## Task inputs

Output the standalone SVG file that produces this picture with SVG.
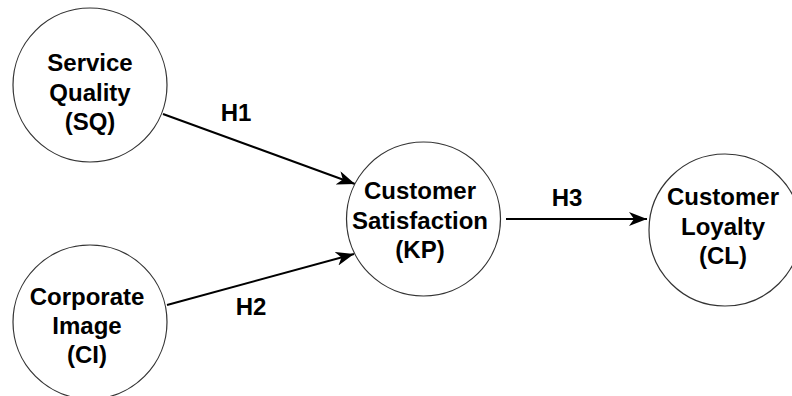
<svg xmlns="http://www.w3.org/2000/svg" width="792" height="396" viewBox="0 0 792 396">
  <style>
    .node circle { fill: #ffffff; stroke: #333333; stroke-width: 1.2; }
    .node text, .label { font-family: "Liberation Sans", Arial, sans-serif; font-weight: bold; font-size: 24px; fill: #000000; text-anchor: middle; }
    .edge { stroke: #000000; stroke-width: 2; fill: none; marker-end: url(#arrow); }
  </style>
  <defs>
    <marker id="arrow" markerUnits="userSpaceOnUse" markerWidth="20" markerHeight="14" viewBox="0 0 20 14" refX="18" refY="7" orient="auto">
      <path d="M0,0 L18,7 L0,14 L5,7 Z" fill="#000000"/>
    </marker>
  </defs>
  <rect width="792" height="396" fill="#ffffff"/>
  <g id="connectors">
    <line class="edge" x1="163" y1="114" x2="355" y2="184"/>
    <line class="edge" x1="167" y1="305" x2="354" y2="254"/>
    <line class="edge" x1="506" y1="219" x2="647" y2="219"/>
    <text class="label" x="236" y="121">H1</text>
    <text class="label" x="251" y="315">H2</text>
    <text class="label" x="567" y="206">H3</text>
  </g>
  <g id="node-sq" class="node">
    <circle cx="90" cy="85" r="77"/>
    <text x="90" y="71">Service</text>
    <text x="90" y="100.5">Quality</text>
    <text x="90" y="130">(SQ)</text>
  </g>
  <g id="node-ci" class="node">
    <circle cx="90" cy="322" r="77"/>
    <text x="87" y="305">Corporate</text>
    <text x="87" y="334">Image</text>
    <text x="87" y="363">(CI)</text>
  </g>
  <g id="node-kp" class="node">
    <circle cx="423.5" cy="219" r="77"/>
    <text x="420" y="199">Customer</text>
    <text x="420" y="229">Satisfaction</text>
    <text x="420" y="258">(KP)</text>
  </g>
  <g id="node-cl" class="node">
    <circle cx="725" cy="230" r="76"/>
    <text x="723" y="205">Customer</text>
    <text x="723" y="235">Loyalty</text>
    <text x="723" y="264">(CL)</text>
  </g>
</svg>
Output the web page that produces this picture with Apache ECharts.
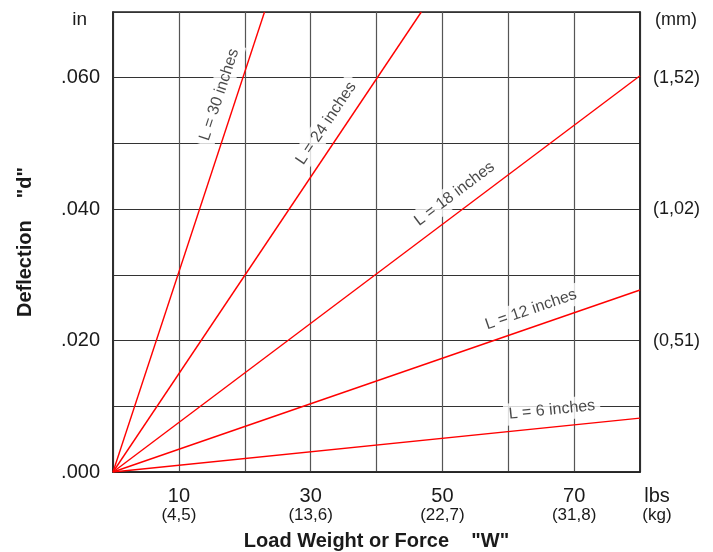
<!DOCTYPE html>
<html><head><meta charset="utf-8">
<script src="https://cdn.jsdelivr.net/npm/echarts@6/dist/echarts.min.js"></script>
<style>html,body{margin:0;padding:0;background:#fff}#c{width:713px;height:552px}</style>
</head><body><div id="c"></div>
<script>
// ---- data ----
const lineNames = ['L = 30 inches','L = 24 inches','L = 18 inches','L = 12 inches','L = 6 inches'];
const lineEndLbs = [23.0, 46.8, 80, 80, 80];
const lineEndDefl = [0.070, 0.070, 0.0603, 0.0277, 0.0082];
const labelAtLbs = [18.6, 34.5, 53.4, 64.3, 66.9];
const xTickValues = [10, 30, 50, 70, 80];
const xTickLbs = ['10', '30', '50', '70', 'lbs'];
const xTickKg = ['(4,5)', '(13,6)', '(22,7)', '(31,8)', '(kg)'];
const yTickValues = [0, 0.02, 0.04, 0.06];
const yTickIn = ['.000', '.020', '.040', '.060'];
const yTickMm = ['', '(0,51)', '(1,02)', '(1,52)'];

const FONT = '"Liberation Sans", Arial, Helvetica, sans-serif';
const TXT = '#1a1a1a';
const chart = echarts.init(document.getElementById('c'), null, {renderer: 'canvas'});

function yIdx(v) {
  const k = Math.round(v * 1000);
  return yTickValues.findIndex(t => Math.round(t * 1000) === k);
}

const lineSeries = lineNames.map((n, i) => ({
  name: n, type: 'line', silent: true, showSymbol: false, symbol: 'none',
  data: [[0, 0], [lineEndLbs[i], lineEndDefl[i]]],
  lineStyle: {color: '#ff0000', width: 1.4}, z: 5
}));

const option = {
  animation: false,
  grid: {left: 113, right: 73, top: 12, bottom: 80, outerBoundsMode: 'none', containLabel: false,
    show: true, borderColor: '#222', borderWidth: 1.5, backgroundColor: 'transparent'},
  xAxis: {
    type: 'value', min: 0, max: 80, interval: 10,
    name: 'Load Weight or Force    "W"', nameLocation: 'middle', nameGap: 59,
    nameTextStyle: {fontFamily: FONT, fontWeight: 'bold', fontSize: 20, color: TXT},
    axisLine: {show: true, lineStyle: {color: '#222', width: 1.5}},
    axisTick: {show: false},
    splitLine: {show: true, lineStyle: {color: '#555', width: 1.2}},
    axisLabel: {
      showMinLabel: true, showMaxLabel: true, margin: 14, fontFamily: FONT, color: TXT,
      formatter: v => {
        const i = xTickValues.indexOf(Math.round(v));
        if (i < 0) return '';
        return i === xTickValues.length - 1
          ? `{u|${xTickLbs[i]}}\n{uk|${xTickKg[i]}}`
          : `{n|${xTickLbs[i]}}\n{k|${xTickKg[i]}}`;
      },
      rich: {
        n: {fontFamily: FONT, fontSize: 20, lineHeight: 21, color: TXT},
        k: {fontFamily: FONT, fontSize: 17, lineHeight: 17, color: TXT},
        u: {fontFamily: FONT, fontSize: 20, lineHeight: 21, color: TXT, padding: [0, 0, 0, 34]},
        uk: {fontFamily: FONT, fontSize: 17, lineHeight: 17, color: TXT, padding: [0, 0, 0, 34]}
      }
    }
  },
  yAxis: [{
    type: 'value', min: 0, max: 0.07, interval: 0.01, position: 'left',
    name: 'in', nameLocation: 'end', nameGap: -8,
    nameTextStyle: {fontFamily: FONT, fontSize: 19, color: TXT, align: 'right', verticalAlign: 'middle', padding: [0, 26, 0, 0]},
    axisLine: {show: true, lineStyle: {color: '#222', width: 1.5}},
    axisTick: {show: false},
    splitLine: {show: true, lineStyle: {color: '#333', width: 1}},
    axisLabel: {
      margin: 13, fontFamily: FONT, fontSize: 20, color: TXT, showMaxLabel: true,
      formatter: v => { const i = yIdx(v); return i < 0 ? '' : yTickIn[i]; }
    }
  }, {
    type: 'value', min: 0, max: 0.07, interval: 0.01, position: 'right',
    name: '(mm)', nameLocation: 'end', nameGap: -8,
    nameTextStyle: {fontFamily: FONT, fontSize: 18, color: TXT, align: 'left', verticalAlign: 'middle', padding: [0, 0, 0, 15]},
    axisLine: {show: true, lineStyle: {color: '#222', width: 1.5}},
    axisTick: {show: false},
    splitLine: {show: false},
    axisLabel: {
      margin: 13, fontFamily: FONT, fontSize: 18, color: TXT,
      formatter: v => { const i = yIdx(v); return i < 0 ? '' : yTickMm[i]; }
    }
  }, {
    type: 'value', min: 0, max: 0.07, position: 'left', offset: 0,
    name: 'Deflection    "d"', nameLocation: 'middle', nameGap: 78,
    nameTextStyle: {fontFamily: FONT, fontWeight: 'bold', fontSize: 20, color: TXT},
    axisLine: {show: false}, axisTick: {show: false}, axisLabel: {show: false}, splitLine: {show: false}
  }],
  series: lineSeries
};
chart.setOption(option);

// Labels placed along each line, offset perpendicular in pixel space
const OFFSET = 17;
const labelData = lineNames.map((n, i) => {
  const slope = lineEndDefl[i] / lineEndLbs[i];
  const p0 = chart.convertToPixel({seriesIndex: i}, [0, 0]);
  const p1 = chart.convertToPixel({seriesIndex: i}, [lineEndLbs[i], lineEndDefl[i]]);
  const a = Math.atan2(p0[1] - p1[1], p1[0] - p0[0]);
  const foot = chart.convertToPixel({seriesIndex: i}, [labelAtLbs[i], labelAtLbs[i] * slope]);
  const c = [foot[0] - OFFSET * Math.sin(a), foot[1] - OFFSET * Math.cos(a)];
  const d = chart.convertFromPixel({seriesIndex: i}, c);
  return {
    value: d,
    label: {rotate: a * 180 / Math.PI, formatter: n}
  };
});

chart.setOption({
  series: lineSeries.concat([{
    type: 'scatter', silent: true, symbolSize: 0, z: 4,
    itemStyle: {color: 'transparent'},
    data: labelData,
    label: {show: true, position: 'inside', fontFamily: FONT, fontSize: 16, color: TXT,
      backgroundColor: '#fff', padding: [3, 5]}
  }])
});
</script>
</body></html>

## Instructions to follow
Copy every line of the material in which the word "Output" occurs.

## Solved problem
Output the standalone SVG file that produces this picture with SVG.
Output the web page that produces this picture with Apache ECharts.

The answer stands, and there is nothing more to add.